This is a guest post from Debtconsolidationcare.com, Internet’s first get out debt community.
Credit card debts are an increasing cause of concern and many are of the opinion that after subprime lending, credit card defaults is the second largest cause of the already existing economic slump. Defaults related to use of plastic money is adding fuel to fire. The number of credit card defaults is at an all time high and statistics suggest that this year the figure is likely to escalate in a remarkable manner.
Debts originating from US may be astronomical warns IMF
Debts could attain a figure of USD$4 trillion, the International Monetary Fund warned. It is also being anticipated that bad debts originating from the United States may reach USD$3.6 billion by mid 2010.
In fact statistical data suggests that in Q4 of 2008, household debt in United States was USD$13.8 trillion. The figure was released by the Federal Reserve. There is an increase by 8% from USD$12.8 trillion during Q4 of 2006. Studies reveal that a household has on an average debts worth USD$112,043 that include credit card debt, mortgages as well as other debts combined together.
Financial experts are of the opinion that the credit card industry is heading towards a situation similar to subprime mortgage crisis. It is being anticipated that unpaid debts will reach the USD$95 billion mark in 2009. Major credit card companies have announced write off volumes.
And one such credit card giant lost its credit rating soon after it declared debts that were not collected reached 8.7% in February 2009. Another credit card issuer reported that its default rate touched 9.3% in February this year. The figure was 7% in the month of January 2009. An escalation of 2.3% occurred in just one month.
Credit card issuers have changed payment policies to minimize risk
Credit cardholders have complained that many credit card companies have changed their payment policies and most of the credit cardholders were unaware. Owing to the credit crunch, lenders have become more apprehensive and have started exercising increased caution as far as lending is concerned.
The credit card issuers are taking all possible measures to reduce risks associated with lending. Credit card companies think credit cardholders will fail to make payments. And for similar reasons they are increasing the rate of interest, reducing the credit limits and making adjustments in their reward program etc.

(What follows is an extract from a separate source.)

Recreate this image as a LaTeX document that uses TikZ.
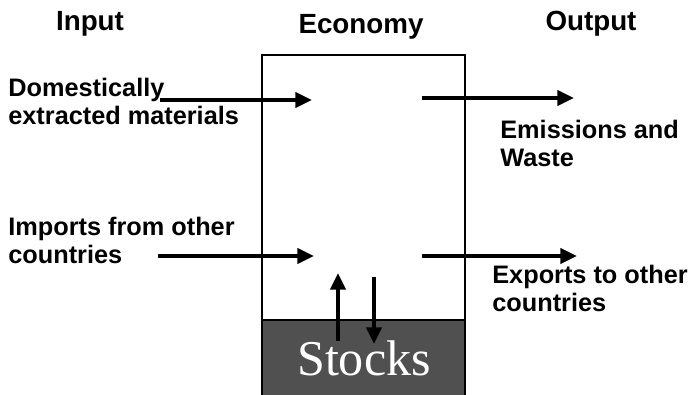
\documentclass[tikz,border=0pt]{standalone}
\usepackage{fontspec}
\setmainfont{Liberation Sans}
\newfontfamily\stockfont{Liberation Serif}
\usetikzlibrary{arrows.meta}
\definecolor{stockgray}{RGB}{80,80,80}
\tikzset{
    flow/.style={line width=2.5pt, -{Triangle[length=9.5pt,width=8.5pt]}},
    wall/.style={line width=1.7pt},
    label/.style={font=\bfseries\fontsize{14.4}{16}\selectfont, align=left, inner sep=0pt, anchor=north west},
    heading/.style={font=\bfseries\fontsize{15.8}{18}\selectfont, inner sep=0pt}
}
\begin{document}
\begin{tikzpicture}[x=0.02cm, y=-0.02cm]
    \useasboundingbox (0,0) rectangle (691,395);
    % headings
    \node[heading] (input) at (90,24) {Input};
    \node[heading] (economy) at (361,27) {Economy};
    \node[heading] (output) at (591,24) {Output};
    % economy box and stocks
    \fill[stockgray] (262,320) rectangle (465,395);
    \draw[wall] (262,395)--(262,55)--(465,55)--(465,395);
    \draw[wall] (262,320)--(465,320);
    \node[font=\stockfont\fontsize{28.5}{30}\selectfont, text=white, inner sep=0pt] (stocks) at (364,358) {Stocks};
    % labels
    \node[label] (domestic) at (8,78) {Domestically\\extracted materials};
    \node[label] (imports) at (8,217) {Imports from other\\countries};
    \node[label] (emissions) at (500,120) {Emissions and\\Waste};
    \node[label] (exports) at (492,265) {Exports to other\\countries};
    % flow ends
    \coordinate (d1) at (160,100);
    \coordinate (d2) at (312,100);
    \coordinate (e1) at (422,98);
    \coordinate (e2) at (574,98);
    \coordinate (i1) at (158,256);
    \coordinate (i2) at (314,256);
    \coordinate (x1) at (422,256);
    \coordinate (x2) at (577,256);
    \coordinate (u1) at (338,341);
    \coordinate (u2) at (338,273);
    \coordinate (s1) at (374,277);
    \coordinate (s2) at (374,344);
    \draw[flow] (d1)--(d2);
    \draw[flow] (e1)--(e2);
    \draw[flow] (i1)--(i2);
    \draw[flow] (x1)--(x2);
    \draw[flow] (u1)--(u2);
    \draw[flow] (s1)--(s2);
\end{tikzpicture}
\end{document}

The credit card issuers are not required to notify the consumers. As a result the consumers continue using the credit cards assuming that the terms and conditions are the same. It only adds up to their existing outstanding balance and consumers have to shell out late fees and extra charges.
When a credit cardholder accepts credit cards, there are a couple of cardholders who fail to realize what they are actually accepting as terms and conditions of credit card usage. So, before the credit cards take control of your life and finances, use them sensibly so that you don’t fall into a vicious debt cycle.